### STATED TASK
Without including any pictures, write out the listing below exactly.
-- Begin GIVEN DATA --
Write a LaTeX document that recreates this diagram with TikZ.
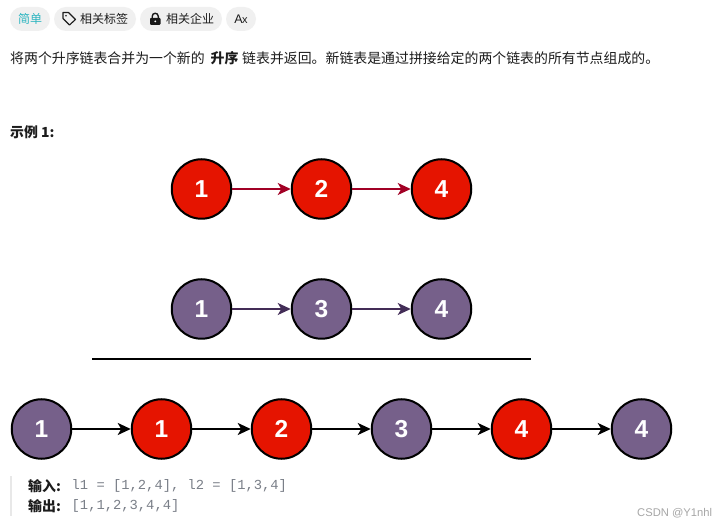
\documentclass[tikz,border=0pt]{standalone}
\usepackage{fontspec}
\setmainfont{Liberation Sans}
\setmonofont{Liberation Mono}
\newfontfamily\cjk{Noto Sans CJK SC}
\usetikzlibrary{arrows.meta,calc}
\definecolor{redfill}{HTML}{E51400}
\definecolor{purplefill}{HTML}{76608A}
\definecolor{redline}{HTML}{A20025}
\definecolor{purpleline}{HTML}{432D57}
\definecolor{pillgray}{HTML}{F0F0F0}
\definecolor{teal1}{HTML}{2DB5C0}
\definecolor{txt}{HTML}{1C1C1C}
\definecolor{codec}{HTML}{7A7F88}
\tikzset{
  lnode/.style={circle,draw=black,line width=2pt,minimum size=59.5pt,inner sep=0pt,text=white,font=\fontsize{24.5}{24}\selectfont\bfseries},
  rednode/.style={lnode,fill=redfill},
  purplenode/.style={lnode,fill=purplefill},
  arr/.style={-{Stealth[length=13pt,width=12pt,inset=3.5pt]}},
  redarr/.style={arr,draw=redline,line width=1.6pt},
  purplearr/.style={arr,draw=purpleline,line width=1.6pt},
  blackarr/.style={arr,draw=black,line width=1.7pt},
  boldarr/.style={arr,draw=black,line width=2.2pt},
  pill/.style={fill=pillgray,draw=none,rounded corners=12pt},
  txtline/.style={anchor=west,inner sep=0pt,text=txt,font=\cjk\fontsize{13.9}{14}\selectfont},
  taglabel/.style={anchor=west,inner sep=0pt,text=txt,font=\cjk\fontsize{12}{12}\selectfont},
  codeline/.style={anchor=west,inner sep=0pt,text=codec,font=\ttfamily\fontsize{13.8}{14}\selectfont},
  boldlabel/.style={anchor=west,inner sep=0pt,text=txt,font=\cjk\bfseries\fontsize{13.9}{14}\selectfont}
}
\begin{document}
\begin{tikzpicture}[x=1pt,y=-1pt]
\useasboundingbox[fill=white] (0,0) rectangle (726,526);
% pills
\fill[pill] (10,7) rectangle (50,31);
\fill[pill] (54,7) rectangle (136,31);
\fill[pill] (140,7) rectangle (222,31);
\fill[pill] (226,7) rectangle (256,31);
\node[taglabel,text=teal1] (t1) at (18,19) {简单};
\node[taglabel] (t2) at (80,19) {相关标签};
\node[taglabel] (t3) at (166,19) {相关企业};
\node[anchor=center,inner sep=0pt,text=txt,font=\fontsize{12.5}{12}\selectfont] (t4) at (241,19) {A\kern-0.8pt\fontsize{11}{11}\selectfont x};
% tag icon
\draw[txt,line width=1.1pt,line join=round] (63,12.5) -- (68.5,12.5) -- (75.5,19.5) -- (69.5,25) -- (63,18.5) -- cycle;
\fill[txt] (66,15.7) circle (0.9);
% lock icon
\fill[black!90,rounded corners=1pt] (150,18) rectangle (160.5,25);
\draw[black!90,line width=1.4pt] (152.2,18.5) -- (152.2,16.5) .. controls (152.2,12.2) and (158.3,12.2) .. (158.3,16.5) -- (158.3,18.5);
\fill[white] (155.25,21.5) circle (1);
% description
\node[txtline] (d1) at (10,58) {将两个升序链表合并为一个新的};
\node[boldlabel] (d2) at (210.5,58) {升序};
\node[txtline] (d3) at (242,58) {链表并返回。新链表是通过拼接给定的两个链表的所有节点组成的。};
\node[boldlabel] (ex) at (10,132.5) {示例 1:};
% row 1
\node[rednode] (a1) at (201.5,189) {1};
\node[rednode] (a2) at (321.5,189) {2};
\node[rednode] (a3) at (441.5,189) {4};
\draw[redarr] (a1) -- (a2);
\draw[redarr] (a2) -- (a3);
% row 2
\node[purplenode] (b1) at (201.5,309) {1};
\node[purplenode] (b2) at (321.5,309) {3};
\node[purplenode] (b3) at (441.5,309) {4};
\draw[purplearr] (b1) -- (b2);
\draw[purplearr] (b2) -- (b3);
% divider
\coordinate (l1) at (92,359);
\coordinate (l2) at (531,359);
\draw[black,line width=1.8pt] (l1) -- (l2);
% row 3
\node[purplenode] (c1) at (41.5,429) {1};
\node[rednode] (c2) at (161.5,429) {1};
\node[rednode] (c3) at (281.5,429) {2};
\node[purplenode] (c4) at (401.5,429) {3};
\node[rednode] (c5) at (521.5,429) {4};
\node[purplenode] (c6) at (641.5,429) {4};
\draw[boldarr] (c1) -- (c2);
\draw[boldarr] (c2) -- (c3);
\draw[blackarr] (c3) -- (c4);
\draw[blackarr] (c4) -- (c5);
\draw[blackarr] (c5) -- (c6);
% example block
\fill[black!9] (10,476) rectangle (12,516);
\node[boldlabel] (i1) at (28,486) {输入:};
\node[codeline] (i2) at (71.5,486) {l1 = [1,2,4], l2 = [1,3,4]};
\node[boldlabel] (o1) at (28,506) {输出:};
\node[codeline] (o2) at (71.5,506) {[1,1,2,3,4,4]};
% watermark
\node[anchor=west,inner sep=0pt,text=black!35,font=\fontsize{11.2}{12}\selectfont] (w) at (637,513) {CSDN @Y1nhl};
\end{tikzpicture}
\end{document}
-- End GIVEN DATA --
### RESULT OF THIS EXERCISE
Write a LaTeX document that recreates this diagram with TikZ.
\documentclass[tikz,border=0pt]{standalone}
\usepackage{fontspec}
\setmainfont{Liberation Sans}
\setmonofont{Liberation Mono}
\newfontfamily\cjk{Noto Sans CJK SC}
\usetikzlibrary{arrows.meta,calc}
\definecolor{redfill}{HTML}{E51400}
\definecolor{purplefill}{HTML}{76608A}
\definecolor{redline}{HTML}{A20025}
\definecolor{purpleline}{HTML}{432D57}
\definecolor{pillgray}{HTML}{F0F0F0}
\definecolor{teal1}{HTML}{2DB5C0}
\definecolor{txt}{HTML}{1C1C1C}
\definecolor{codec}{HTML}{7A7F88}
\tikzset{
  lnode/.style={circle,draw=black,line width=2pt,minimum size=59.5pt,inner sep=0pt,text=white,font=\fontsize{24.5}{24}\selectfont\bfseries},
  rednode/.style={lnode,fill=redfill},
  purplenode/.style={lnode,fill=purplefill},
  arr/.style={-{Stealth[length=13pt,width=12pt,inset=3.5pt]}},
  redarr/.style={arr,draw=redline,line width=1.6pt},
  purplearr/.style={arr,draw=purpleline,line width=1.6pt},
  blackarr/.style={arr,draw=black,line width=1.7pt},
  boldarr/.style={arr,draw=black,line width=2.2pt},
  pill/.style={fill=pillgray,draw=none,rounded corners=12pt},
  txtline/.style={anchor=west,inner sep=0pt,text=txt,font=\cjk\fontsize{13.9}{14}\selectfont},
  taglabel/.style={anchor=west,inner sep=0pt,text=txt,font=\cjk\fontsize{12}{12}\selectfont},
  codeline/.style={anchor=west,inner sep=0pt,text=codec,font=\ttfamily\fontsize{13.8}{14}\selectfont},
  boldlabel/.style={anchor=west,inner sep=0pt,text=txt,font=\cjk\bfseries\fontsize{13.9}{14}\selectfont}
}
\begin{document}
\begin{tikzpicture}[x=1pt,y=-1pt]
\useasboundingbox[fill=white] (0,0) rectangle (726,526);
% pills
\fill[pill] (10,7) rectangle (50,31);
\fill[pill] (54,7) rectangle (136,31);
\fill[pill] (140,7) rectangle (222,31);
\fill[pill] (226,7) rectangle (256,31);
\node[taglabel,text=teal1] (t1) at (18,19) {简单};
\node[taglabel] (t2) at (80,19) {相关标签};
\node[taglabel] (t3) at (166,19) {相关企业};
\node[anchor=center,inner sep=0pt,text=txt,font=\fontsize{12.5}{12}\selectfont] (t4) at (241,19) {A\kern-0.8pt\fontsize{11}{11}\selectfont x};
% tag icon
\draw[txt,line width=1.1pt,line join=round] (63,12.5) -- (68.5,12.5) -- (75.5,19.5) -- (69.5,25) -- (63,18.5) -- cycle;
\fill[txt] (66,15.7) circle (0.9);
% lock icon
\fill[black!90,rounded corners=1pt] (150,18) rectangle (160.5,25);
\draw[black!90,line width=1.4pt] (152.2,18.5) -- (152.2,16.5) .. controls (152.2,12.2) and (158.3,12.2) .. (158.3,16.5) -- (158.3,18.5);
\fill[white] (155.25,21.5) circle (1);
% description
\node[txtline] (d1) at (10,58) {将两个升序链表合并为一个新的};
\node[boldlabel] (d2) at (210.5,58) {升序};
\node[txtline] (d3) at (242,58) {链表并返回。新链表是通过拼接给定的两个链表的所有节点组成的。};
\node[boldlabel] (ex) at (10,132.5) {示例 1:};
% row 1
\node[rednode] (a1) at (201.5,189) {1};
\node[rednode] (a2) at (321.5,189) {2};
\node[rednode] (a3) at (441.5,189) {4};
\draw[redarr] (a1) -- (a2);
\draw[redarr] (a2) -- (a3);
% row 2
\node[purplenode] (b1) at (201.5,309) {1};
\node[purplenode] (b2) at (321.5,309) {3};
\node[purplenode] (b3) at (441.5,309) {4};
\draw[purplearr] (b1) -- (b2);
\draw[purplearr] (b2) -- (b3);
% divider
\coordinate (l1) at (92,359);
\coordinate (l2) at (531,359);
\draw[black,line width=1.8pt] (l1) -- (l2);
% row 3
\node[purplenode] (c1) at (41.5,429) {1};
\node[rednode] (c2) at (161.5,429) {1};
\node[rednode] (c3) at (281.5,429) {2};
\node[purplenode] (c4) at (401.5,429) {3};
\node[rednode] (c5) at (521.5,429) {4};
\node[purplenode] (c6) at (641.5,429) {4};
\draw[boldarr] (c1) -- (c2);
\draw[boldarr] (c2) -- (c3);
\draw[blackarr] (c3) -- (c4);
\draw[blackarr] (c4) -- (c5);
\draw[blackarr] (c5) -- (c6);
% example block
\fill[black!9] (10,476) rectangle (12,516);
\node[boldlabel] (i1) at (28,486) {输入:};
\node[codeline] (i2) at (71.5,486) {l1 = [1,2,4], l2 = [1,3,4]};
\node[boldlabel] (o1) at (28,506) {输出:};
\node[codeline] (o2) at (71.5,506) {[1,1,2,3,4,4]};
% watermark
\node[anchor=west,inner sep=0pt,text=black!35,font=\fontsize{11.2}{12}\selectfont] (w) at (637,513) {CSDN @Y1nhl};
\end{tikzpicture}
\end{document}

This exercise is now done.